Sany Heavy, based in Changsha city and already traded in Shanghai, has lowered its sales forecast for excavators as slowing economic growth and government property market curbs sap demand, Vice Chairman Xiang Wenbo said in an interview on July 11. The company has completed preparations for the stock offer and was waiting for the “right time” to start it, he said last week, without providing a timetable for the offering.
Sany Heavy’s board secretary Xiao Youliang didn’t answer calls to his mobile phone seeking comment on the deal’s timing.
The company tried to raise as much as $3.3 billion in Hong Kong in September last year by selling 1.34 billion shares. That offering was postponed amid a stock market rout that left Sany Heavy’s shares down 11 percent that month. Sany Heavy then lowered its fundraising target to about $2 billion and planned to sell stock equivalent to about 10 percent of its enlarged share capital, people with knowledge of the matter said in May.
Unit sales of excavators may increase 10 percent this year, slower than a previous target of 40 percent, Xiang said in the interview last week. Sany will still outperform the industry, which may see a fall in demand, he said.
“Given the low utilisation of existing construction machinery fleet in addition to the measured pace of fiscal and monetary easing, we believe sales recovery is still far out and will be modest when it happens,” Song Yang, an analyst at Credit Suisse AG, said in a note to clients yesterday.
Companies have raised an average $132 million in first-time offers in Hong Kong so far in 2012, the lowest since 2003 and down from $300 million last year, data compiled by Bloomberg show. With share sales totaling $5.4 billion, 2012 is on track to be the slowest year for equity fundraising since 2009, the data show.
Everbright Bank, which shelved a $6 billion Hong Kong offering last August, cut its fundraising target to about $2 billion and planned to restart the deal this month, people with knowledge of the matter said.
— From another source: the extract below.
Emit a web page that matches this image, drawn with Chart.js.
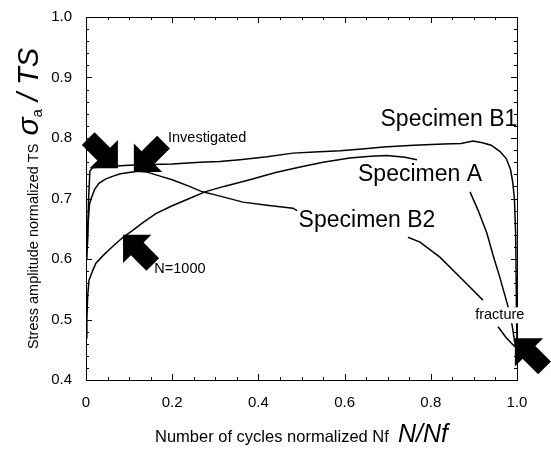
<!DOCTYPE html>
<html>
<head>
<meta charset="utf-8">
<title>Stress amplitude vs normalized cycles</title>
<script src="https://cdn.jsdelivr.net/npm/chart.js@4.4.1/dist/chart.umd.min.js"></script>
<style>
    html, body { margin: 0; padding: 0; background: #ffffff; }
    #wrap { width: 551px; height: 455px; }
</style>
</head>
<body>
<div id="wrap"><canvas id="chart" width="551" height="455"></canvas></div>
<script>
// Values (null = gap where a label sits on the curve)
const b1X = [0.003, 0.006, 0.009, 0.015, 0.05, 0.1, 0.15, 0.2, 0.265, 0.31, 0.357, 0.42, 0.48, 0.53, 0.59, 0.64, 0.69, 0.76, 0.83, 0.87, 0.898, 0.92, 0.94, 0.96, 0.975, 0.985, 0.99, 0.994, 0.997, 0.998, 0.999, 1.0];
const b1Y = [0.62, 0.70, 0.745, 0.751, 0.753, 0.755, 0.756, 0.757, 0.760, 0.761, 0.764, 0.769, 0.775, 0.777, 0.779, 0.782, 0.785, 0.788, 0.790, 0.791, 0.795, 0.792, 0.788, 0.778, 0.766, 0.748, 0.727, 0.70, 0.64, 0.57, 0.50, 0.46];

const b2X = [0.002, 0.005, 0.008, 0.012, 0.02, 0.03, 0.045, 0.063, 0.08, 0.1, 0.12, 0.14, 0.172, 0.2, 0.24, 0.27, 0.3, 0.364, 0.42, 0.48, 0.49, 0.6, 0.747, 0.775, 0.821, 0.875, 0.921, 0.94, 0.956, 0.975, 0.995];
const b2Y = [0.60, 0.66, 0.69, 0.70, 0.715, 0.725, 0.732, 0.737, 0.741, 0.743, 0.745, 0.744, 0.737, 0.731, 0.720, 0.711, 0.706, 0.694, 0.689, 0.684, 0.680, null, 0.636, 0.628, 0.603, 0.565, 0.532, null, 0.488, 0.470, 0.455];

const aX = [0.0, 0.002, 0.004, 0.007, 0.015, 0.023, 0.04, 0.053, 0.07, 0.086, 0.11, 0.132, 0.162, 0.2, 0.24, 0.276, 0.32, 0.38, 0.44, 0.497, 0.55, 0.612, 0.66, 0.698, 0.74, 0.768, 0.83, 0.891, 0.91, 0.93, 0.945, 0.96, 0.977, 0.985, 0.99, 0.995];
const aY = [0.47, 0.50, 0.54, 0.565, 0.58, 0.593, 0.606, 0.615, 0.626, 0.636, 0.648, 0.660, 0.675, 0.688, 0.700, 0.711, 0.720, 0.731, 0.743, 0.752, 0.760, 0.767, 0.770, 0.771, 0.768, 0.764, null, 0.711, 0.680, 0.643, 0.605, 0.570, 0.527, 0.505, 0.485, 0.460];

const xTicks = [0, 0.2, 0.4, 0.6, 0.8, 1.0];
const yTicks = [0.4, 0.5, 0.6, 0.7, 0.8, 0.9, 1.0];

// Text labels placed in data coordinates
const noteText = ['Specimen B1', 'Specimen A', 'Specimen B2', 'Investigated', 'N=1000', 'fracture'];
const noteX = [0.842, 0.775, 0.652, 0.281, 0.218, 0.96];
const noteY = [0.83, 0.739, 0.664, 0.80, 0.583, 0.507];
const noteSize = [23, 23, 23, 14.5, 14.5, 14.5];

// Block arrows: tip in data coordinates, pointing angle in degrees (screen)
const arrowX = [0.074, 0.111, 0.086, 0.995];
const arrowY = [0.750, 0.744, 0.640, 0.469];
const arrowAngle = [45, 135, -135, -135];

const FONT = '"Liberation Sans", Arial, Helvetica, sans-serif';

function toPoints(xs, ys) {
    return xs.map((x, i) => ({ x: x, y: ys[i] }));
}

function drawArrow(ctx, px, py, angleDeg) {
    ctx.save();
    ctx.translate(px, py);
    ctx.rotate(angleDeg * Math.PI / 180);
    ctx.beginPath();
    ctx.moveTo(0, 0);
    ctx.lineTo(-20, -20);
    ctx.lineTo(-20, -9);
    ctx.lineTo(-42, -9);
    ctx.lineTo(-42, 9);
    ctx.lineTo(-20, 9);
    ctx.lineTo(-20, 20);
    ctx.closePath();
    ctx.fillStyle = '#000';
    ctx.fill();
    ctx.restore();
}

// Frame, inward ticks, notes, arrows and the mixed-style axis titles
const decorPlugin = {
    id: 'decor',
    afterDraw(chart) {
        const ctx = chart.ctx;
        const area = chart.chartArea;
        const xs = chart.scales.x;
        const ys = chart.scales.y;

        ctx.save();
        ctx.strokeStyle = '#000';
        ctx.lineWidth = 1;
        ctx.strokeRect(area.left + 0.5, area.top + 0.5, area.right - area.left, area.bottom - area.top);

        ctx.beginPath();
        for (let i = 0; i <= 20; i++) {
            const px = Math.round(xs.getPixelForValue(i * 0.05)) + 0.5;
            const len = (i % 4 === 0) ? 6 : 3;
            ctx.moveTo(px, area.bottom);
            ctx.lineTo(px, area.bottom - len);
            ctx.moveTo(px, area.top);
            ctx.lineTo(px, area.top + len);
        }
        for (let i = 0; i <= 30; i++) {
            const py = Math.round(ys.getPixelForValue(0.4 + i * 0.02)) + 0.5;
            const len = (i % 5 === 0) ? 6 : 3;
            ctx.moveTo(area.left, py);
            ctx.lineTo(area.left + len, py);
            ctx.moveTo(area.right, py);
            ctx.lineTo(area.right - len, py);
        }
        ctx.stroke();

        // notes
        ctx.textAlign = 'center';
        ctx.textBaseline = 'middle';
        noteText.forEach((t, i) => {
            const px = xs.getPixelForValue(noteX[i]);
            const py = ys.getPixelForValue(noteY[i]);
            ctx.font = noteSize[i] + 'px ' + FONT;
            if (t === 'fracture') {
                const w = ctx.measureText(t).width;
                ctx.fillStyle = '#fff';
                ctx.fillRect(px - w / 2 - 1, py - 8, w + 2, 16);
            }
            ctx.fillStyle = '#000';
            ctx.fillText(t, px, py);
        });

        arrowX.forEach((x, i) => {
            drawArrow(ctx, xs.getPixelForValue(x), ys.getPixelForValue(arrowY[i]), arrowAngle[i]);
        });

        // x axis title
        ctx.textBaseline = 'alphabetic';
        ctx.textAlign = 'left';
        const xSmall = 'Number of cycles normalized Nf  ';
        const xBig = 'N/Nf';
        ctx.font = '16.5px ' + FONT;
        const wS = ctx.measureText(xSmall).width;
        ctx.font = 'italic 25px ' + FONT;
        const wB = ctx.measureText(xBig).width;
        let x0 = (area.left + area.right) / 2 - (wS + wB) / 2;
        ctx.font = '16.5px ' + FONT;
        ctx.fillText(xSmall, x0, 442);
        ctx.font = 'italic 25px ' + FONT;
        ctx.fillText(xBig, x0 + wS, 442);

        // y axis title (rotated)
        ctx.save();
        ctx.translate(38, (area.top + area.bottom) / 2);
        ctx.rotate(-Math.PI / 2);
        const parts = [
            { t: 'Stress amplitude normalized TS  ', f: '14.5px ' + FONT, dy: 0 },
            { t: '\u03c3', f: 'italic 30px ' + FONT, dy: 0 },
            { t: 'a', f: '15px ' + FONT, dy: 4 },
            { t: ' / TS', f: 'italic 29px ' + FONT, dy: 0 }
        ];
        let total = 0;
        parts.forEach(p => { ctx.font = p.f; p.w = ctx.measureText(p.t).width; total += p.w; });
        let cx = -total / 2;
        parts.forEach(p => {
            ctx.font = p.f;
            ctx.fillText(p.t, cx, p.dy);
            cx += p.w;
        });
        ctx.restore();
        ctx.restore();
    }
};

const lineStyle = {
    showLine: true,
    borderColor: '#000',
    borderWidth: 1.5,
    pointRadius: 0,
    tension: 0,
    spanGaps: false
};

new Chart(document.getElementById('chart'), {
    type: 'scatter',
    data: {
        datasets: [
            Object.assign({ label: 'Specimen B1', data: toPoints(b1X, b1Y) }, lineStyle),
            Object.assign({ label: 'Specimen B2', data: toPoints(b2X, b2Y) }, lineStyle),
            Object.assign({ label: 'Specimen A', data: toPoints(aX, aY) }, lineStyle)
        ]
    },
    options: {
        responsive: false,
        animation: false,
        devicePixelRatio: 1,
        layout: { padding: { left: 0, right: 34, top: 17, bottom: 0 } },
        plugins: {
            legend: { display: false },
            tooltip: { enabled: false }
        },
        scales: {
            x: {
                type: 'linear',
                min: 0,
                max: 1,
                afterFit: s => { s.height = 75; },
                afterBuildTicks: s => { s.ticks = xTicks.map(v => ({ value: v })); },
                ticks: {
                    color: '#000',
                    font: { family: FONT, size: 15 },
                    padding: 6,
                    maxRotation: 0,
                    callback: v => v === 0 ? '0' : v.toFixed(1)
                },
                grid: { display: false },
                border: { display: false }
            },
            y: {
                type: 'linear',
                min: 0.4,
                max: 1.0,
                afterFit: s => { s.width = 86; },
                afterBuildTicks: s => { s.ticks = yTicks.map(v => ({ value: v })); },
                ticks: {
                    color: '#000',
                    font: { family: FONT, size: 15 },
                    padding: 6,
                    callback: v => v.toFixed(1)
                },
                grid: { display: false },
                border: { display: false }
            }
        }
    },
    plugins: [decorPlugin]
});
</script>
</body>
</html>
The company has delayed the sale again, the people said.
PICC, which had planned a $5 billion initial public offering in Hong Kong and Shanghai for this month, delayed the sale to September at the earliest, people with knowledge of the matter said.
Yitai Coal, the biggest coal producer in the Chinese region bordering Mongolia, raised $900 million in Hong Kong this month after cutting its fundraising target from $1.5 billion.